Jane Smith (not her real name), 35, was seven when Tulloch began sexually abusing her in 1981.
Because Smith was a child at the time of the criminal convictions, there was a court-ordered publication ban on the names of the victims or any other details that would reveal their identity.
Smith was the first victim to come forward in 1987, when she was 12 years old. She said the affects of the abuse have left her emotionally scarred and traumatized.
“I don’t know who I would have been had it not happened,” she said on Friday. “I’ve endured a life of depression and post-traumatic stress disorder, anxiety - it affects my relationships, it affects my ability to trust people, it affects how I act in certain situations - it affects every aspect of my life. And now it affects my children, because now they live in an environment where they’ve seen me in really dark places sometimes.”

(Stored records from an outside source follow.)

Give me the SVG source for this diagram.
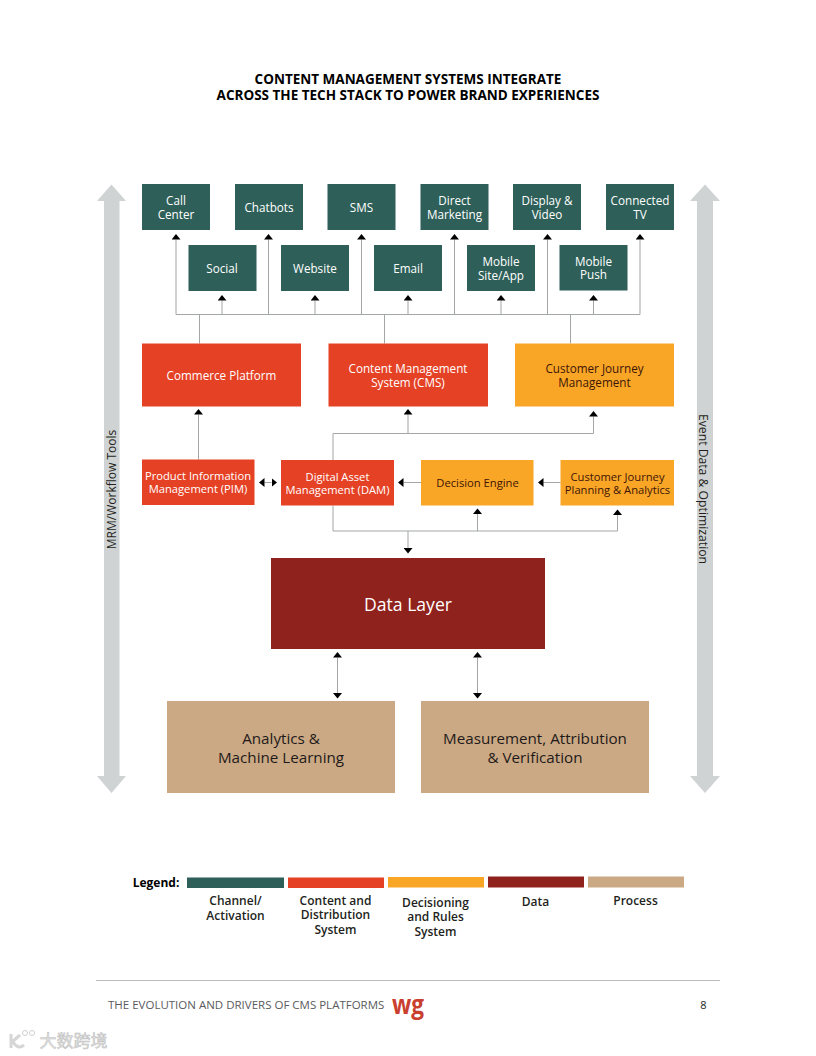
<svg xmlns="http://www.w3.org/2000/svg" width="816" height="1056" viewBox="0 0 816 1056">
<style>
text{font-family:"Open Sans","Noto Sans","Liberation Sans",sans-serif;text-anchor:middle}
.g{fill:#2e5f59}.r{fill:#e54125}.o{fill:#f9a526}.d{fill:#8f221c}.t{fill:#cba984}
.w{fill:#fff;font-size:11.7px}.k{fill:#3d1508;font-size:11.7px}
.w2{fill:#fff;font-size:11.2px}.k2{fill:#3d1508;font-size:11.2px}
.b{fill:#1f1a1a;font-size:15.200px}
.c{fill:none;stroke:#a3a6a6;stroke-width:1}
.a{marker-end:url(#h)}.aa{marker-end:url(#h);marker-start:url(#hs)}
.s{fill:#d0d3d3}
.ttl{font-size:13.5px;font-weight:700;fill:#000}
.lg{font-size:12px;font-weight:600;fill:#231f20}
</style>
<defs>
<marker id="h" markerUnits="userSpaceOnUse" markerWidth="6" markerHeight="9" refX="0" refY="4.500" orient="auto"><path d="M0,0L5.500,4.500L0,9z" fill="#000"/></marker>
<marker id="hs" markerUnits="userSpaceOnUse" markerWidth="6" markerHeight="9" refX="5.500" refY="4.500" orient="auto"><path d="M5.500,0L0,4.500L5.500,9z" fill="#000"/></marker>
</defs>
<rect width="816" height="1056" fill="#fff"/>
<g id="title"><text class="ttl" x="408" y="84">CONTENT MANAGEMENT SYSTEMS INTEGRATE</text><text class="ttl" x="408" y="100">ACROSS THE TECH STACK TO POWER BRAND EXPERIENCES</text></g>

<g id="side-left"><path class="s" d="M111.500,184.500L126,201H119.500V776H126L111.500,793L97,776H104V201H97z"/><text transform="translate(116,489.500) rotate(-90)" font-size="12" fill="#231f20">MRM/Workflow Tools</text></g>
<g id="side-right"><path class="s" d="M705,184.500L720,201H713V776H720L705,793L690,776H697V201H690z"/><text transform="translate(699,489) rotate(90)" font-size="12.200" fill="#231f20">Event Data &amp; Optimization</text></g>

<g id="connectors">
<path class="c" d="M176,314.500H640"/>
<path class="c a" d="M176,314.500V239.500"/><path class="c a" d="M268.500,314.500V239.500"/><path class="c a" d="M361.500,314.500V239.500"/><path class="c a" d="M454.500,314.500V239.500"/><path class="c a" d="M547.500,314.500V239.500"/><path class="c a" d="M640,314.500V239.500"/>
<path class="c a" d="M222,314.500V300.500"/><path class="c a" d="M315,314.500V300.500"/><path class="c a" d="M408,314.500V300.500"/><path class="c a" d="M501,314.500V300.500"/><path class="c a" d="M593.500,314.500V300.500"/>
<path class="c" d="M199.500,314.500V343.500M384.500,314.500V343.500M570.500,314.500V343.500"/>
<path class="c a" d="M198.500,459.500V414.500"/>
<path class="c" d="M333,460V433.500H593.500"/>
<path class="c a" d="M408,433.500V414.500"/><path class="c a" d="M593.500,433.500V416.500"/>
<path class="c aa" d="M264.500,482.500H271.500"/>
<path class="c a" d="M421,482.500H403.500"/><path class="c a" d="M560.500,482.500H543.500"/>
<path class="c" d="M333,505.500V531H617.500"/>
<path class="c a" d="M477.500,531V514"/><path class="c a" d="M617.500,531V515"/><path class="c a" d="M408,531V548"/>
<path class="c aa" d="M337.500,657.500V693"/><path class="c aa" d="M477.500,657.500V693"/>
</g>

<g id="call-center"><rect class="g" x="142" y="184" width="68" height="46"/><text class="w" x="176" y="205">Call</text><text class="w" x="176" y="219">Center</text></g>
<g id="chatbots"><rect class="g" x="235" y="184" width="68" height="46"/><text class="w" x="269" y="212">Chatbots</text></g>
<g id="sms"><rect class="g" x="327.500" y="184" width="68" height="46"/><text class="w" x="361.500" y="212">SMS</text></g>
<g id="direct-marketing"><rect class="g" x="420.500" y="184" width="68" height="46"/><text class="w" x="454.500" y="205">Direct</text><text class="w" x="454.500" y="219">Marketing</text></g>
<g id="display-video"><rect class="g" x="513" y="184" width="68" height="46"/><text class="w" x="547" y="205">Display &amp;</text><text class="w" x="547" y="219">Video</text></g>
<g id="connected-tv"><rect class="g" x="606" y="184" width="68" height="46"/><text class="w" x="640" y="205">Connected</text><text class="w" x="640" y="219">TV</text></g>
<g id="social"><rect class="g" x="188.500" y="245" width="68" height="46"/><text class="w" x="222" y="273">Social</text></g>
<g id="website"><rect class="g" x="281" y="245" width="68" height="46"/><text class="w" x="315" y="273">Website</text></g>
<g id="email"><rect class="g" x="374" y="245" width="68" height="46"/><text class="w" x="408" y="273">Email</text></g>
<g id="mobile-site"><rect class="g" x="467" y="245" width="68" height="46"/><text class="w" x="501" y="266">Mobile</text><text class="w" x="501" y="280">Site/App</text></g>
<g id="mobile-push"><rect class="g" x="559.500" y="245" width="68" height="45.500"/><text class="w" x="593.500" y="266">Mobile</text><text class="w" x="593.500" y="279">Push</text></g>

<g id="commerce"><rect class="r" x="142" y="343.500" width="159" height="63"/><text class="w" x="221.500" y="380">Commerce Platform</text></g>
<g id="cms"><rect class="r" x="328.500" y="343.500" width="159.500" height="63"/><text class="w" x="408" y="373">Content Management</text><text class="w" x="408" y="387">System (CMS)</text></g>
<g id="cjm"><rect class="o" x="515" y="343.500" width="159" height="63"/><text class="k" x="594.500" y="373">Customer Journey</text><text class="k" x="594.500" y="387">Management</text></g>

<g id="pim"><rect class="r" x="142" y="459.500" width="112.500" height="45.500"/><text class="w2" x="198" y="480">Product Information</text><text class="w2" x="198" y="493">Management (PIM)</text></g>
<g id="dam"><rect class="r" x="281" y="460" width="113" height="45.500"/><text class="w2" x="337.500" y="481">Digital Asset</text><text class="w2" x="337.500" y="494">Management (DAM)</text></g>
<g id="decision"><rect class="o" x="421" y="460" width="112.500" height="45.500"/><text class="k2" x="477.500" y="487">Decision Engine</text></g>
<g id="cjpa"><rect class="o" x="560.500" y="460" width="113.500" height="45.500"/><text class="k2" x="617.500" y="481">Customer Journey</text><text class="k2" x="617.500" y="494">Planning &amp; Analytics</text></g>

<g id="data-layer"><rect class="d" x="271" y="558" width="274" height="91"/><text x="408" y="611" font-size="17.600" fill="#fff">Data Layer</text></g>
<g id="analytics"><rect class="t" x="167" y="701" width="228" height="92"/><text class="b" x="281" y="744">Analytics &amp;</text><text class="b" x="281" y="763">Machine Learning</text></g>
<g id="measurement"><rect class="t" x="421" y="701" width="228" height="92"/><text class="b" x="535" y="744">Measurement, Attribution</text><text class="b" x="535" y="763">&amp; Verification</text></g>

<g id="legend">
<text x="156" y="887" font-size="12" font-weight="700" fill="#000">Legend:</text>
<rect class="g" x="187" y="877.500" width="97" height="10.500"/><rect class="r" x="288" y="877.500" width="96" height="10.500"/><rect class="o" x="388" y="877" width="96" height="10.500"/><rect class="d" x="488" y="876.500" width="96" height="11"/><rect class="t" x="588" y="876.500" width="96" height="11"/>
<text class="lg" x="235.500" y="905">Channel/</text><text class="lg" x="235.500" y="920">Activation</text>
<text class="lg" x="335.500" y="905">Content and</text><text class="lg" x="335.500" y="919">Distribution</text><text class="lg" x="335.500" y="934">System</text>
<text class="lg" x="435.500" y="907">Decisioning</text><text class="lg" x="435.500" y="921">and Rules</text><text class="lg" x="435.500" y="936">System</text>
<text class="lg" x="535.500" y="906">Data</text>
<text class="lg" x="635.500" y="905">Process</text>
</g>

<g id="footer">
<path d="M96,980.500H720" stroke="#bdbdbd" stroke-width="1"/>
<text x="108" y="1009" font-size="11.500" fill="#5a5a5c" style="text-anchor:start">THE EVOLUTION AND DRIVERS OF CMS PLATFORMS</text>
<text x="392" y="1014" font-size="26" font-weight="700" fill="#c9402f" style="text-anchor:start" textLength="32" lengthAdjust="spacingAndGlyphs">wg</text>
<text x="703.500" y="1009" font-size="11" fill="#231f20">8</text>
</g>
<g id="watermark">
<path d="M11,1034V1048M12,1042L20,1035M13,1042Q18,1050 24,1045" fill="none" stroke="#d6d6d6" stroke-width="3"/>
<circle cx="25" cy="1033" r="2.500" fill="none" stroke="#d0d0d0"/><circle cx="32" cy="1033" r="2.500" fill="none" stroke="#d0d0d0"/>
<text x="73.500" y="1047" font-size="17" fill="#e2e2e2" stroke="#bdbdbd" stroke-width=".5" style="font-family:'Noto Sans CJK SC',sans-serif">大数跨境</text>
</g>
</svg>
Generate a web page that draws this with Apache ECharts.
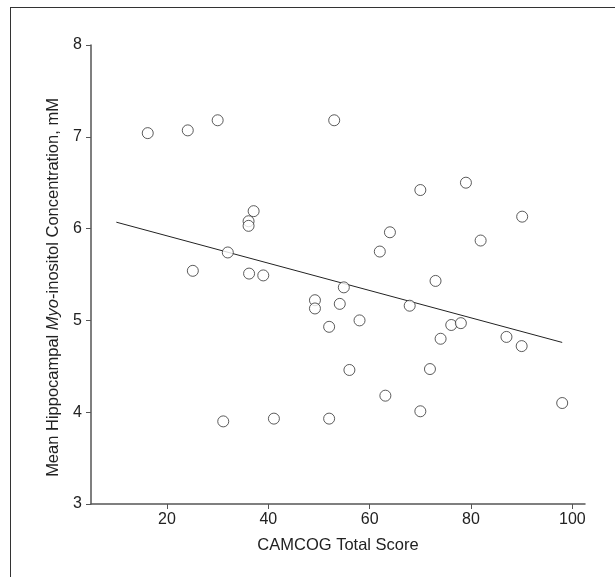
<!DOCTYPE html>
<html>
<head>
<meta charset="utf-8">
<script src="https://cdn.jsdelivr.net/npm/echarts@6/dist/echarts.min.js"></script>
<style>
  html, body { margin: 0; padding: 0; background: #fff; }
  #chart { position: absolute; left: 0; top: 0; width: 615px; height: 577px; }
  /* outer frame, only top and left edges are inside the crop */
  #frame {
    position: absolute; left: 10px; top: 7px; width: 620px; height: 580px;
    border-top: 1.5px solid #333; border-left: 1.5px solid #333;
    pointer-events: none;
  }
</style>
</head>
<body>
<div id="chart"></div>
<div id="frame"></div>
<script>
// CAMCOG total score vs. myo-inositol (mM)
const camcog = [
  16.2, 24.1, 30.0, 53.0, 37.1, 36.1, 36.1, 32.0, 25.1, 36.2,
  39.0, 49.2, 49.2, 54.1, 54.9, 52.0, 58.0, 70.0, 79.0, 90.1,
  64.0, 62.0, 81.9, 73.0, 67.9, 76.1, 78.0, 74.0, 87.0, 90.0,
  56.0, 71.9, 63.1, 70.0, 98.0, 52.0, 31.1, 41.1
]
const myoIns = [
  7.04, 7.07, 7.18, 7.18, 6.19, 6.08, 6.03, 5.74, 5.54, 5.51,
  5.49, 5.22, 5.13, 5.18, 5.36, 4.93, 5.00, 6.42, 6.50, 6.13,
  5.96, 5.75, 5.87, 5.43, 5.16, 4.95, 4.97, 4.80, 4.82, 4.72,
  4.46, 4.47, 4.18, 4.01, 4.10, 3.93, 3.90, 3.93
]

// fitted line end points
const fitX = [10, 98]
const fitY = [6.07, 4.76]

const xTicks = [20, 40, 60, 80, 100]

const font = '"Liberation Sans", Arial, sans-serif'

const chart = echarts.init(document.getElementById('chart'))

const axisCommon = {
  axisLine: { show: true, lineStyle: { color: '#555', width: 1.5 } },
  axisTick: { show: true, length: 5, lineStyle: { color: '#555', width: 1 } },
  axisLabel: { color: '#222', fontSize: 16, fontFamily: font, margin: 9 },
  splitLine: { show: false },
  nameTextStyle: { color: '#222', fontSize: 16.5, fontFamily: font }
}

chart.setOption({
  animation: false,
  grid: { left: 91, right: 30, top: 45, bottom: 73 },
  xAxis: {
    ...axisCommon,
    type: 'value',
    min: 5,
    max: 102.5,
    axisTick: { ...axisCommon.axisTick, customValues: xTicks },
    axisLabel: { ...axisCommon.axisLabel, margin: 8, customValues: xTicks },
    name: 'CAMCOG Total Score',
    nameLocation: 'middle',
    nameGap: 33
  },
  yAxis: {
    ...axisCommon,
    type: 'value',
    min: 3,
    max: 8,
    interval: 1,
    name: 'Mean Hippocampal {i|Myo}-inositol Concentration, mM',
    nameLocation: 'middle',
    nameGap: 26,
    nameTextStyle: {
      ...axisCommon.nameTextStyle,
      // title sits a little below the axis middle in the original
      padding: [0, 26, 0, 0],
      rich: {
        i: { fontStyle: 'italic', fontSize: 16.5, fontFamily: font, color: '#222' }
      }
    }
  },
  series: [
    {
      type: 'scatter',
      data: camcog.map((x, i) => [x, myoIns[i]]),
      symbol: 'circle',
      symbolSize: 11,
      itemStyle: { color: '#fff', borderColor: '#333', borderWidth: 1 },
      z: 3
    },
    {
      type: 'line',
      data: fitX.map((x, i) => [x, fitY[i]]),
      showSymbol: false,
      lineStyle: { color: '#222', width: 1 },
      z: 2
    }
  ]
})
</script>
</body>
</html>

The abuse happened over the course of approximately two years inside the school, Tuloch’s office and in his car. Tulloch was also a gymnastics coach who drove students home from practice.
The victims are seeking financial restitution but Smith says, above all, she and the victims want to generate public awareness and accountability.
“I want to see that the school board really examine what they’re doing to protect children in the future and, to be honest, we’re entitled, we’ve endured a lot of hard times. We’re entitled to compensation, we’re entitled to recognition for what we’ve been through,” said Smith.
The firm is also looking for other alleged victims of Tulloch as well as any witnesses to the abuse.
“We’ve filed the claims the next step would be the school board will file a statement of defense and then, this really kickstarts our investigation phase where we locate witnesses and try to make contact with people who have any information,” said Lealess.
Smith said she also wants an apology from the board, which she said she never received.
“They knew and they ignored and they allowed it to continue,” she said. “An apology from him (Tulloch) would be nice - not that I think that I will get it. There was an apology in his confession (in 1990), but then he recanted the confession. The school board never acknowledged any abuse.”
At press time the Near North officials said they had yet to be served with the lawsuit.
As of press time Tulloch had not returned requests for an interview.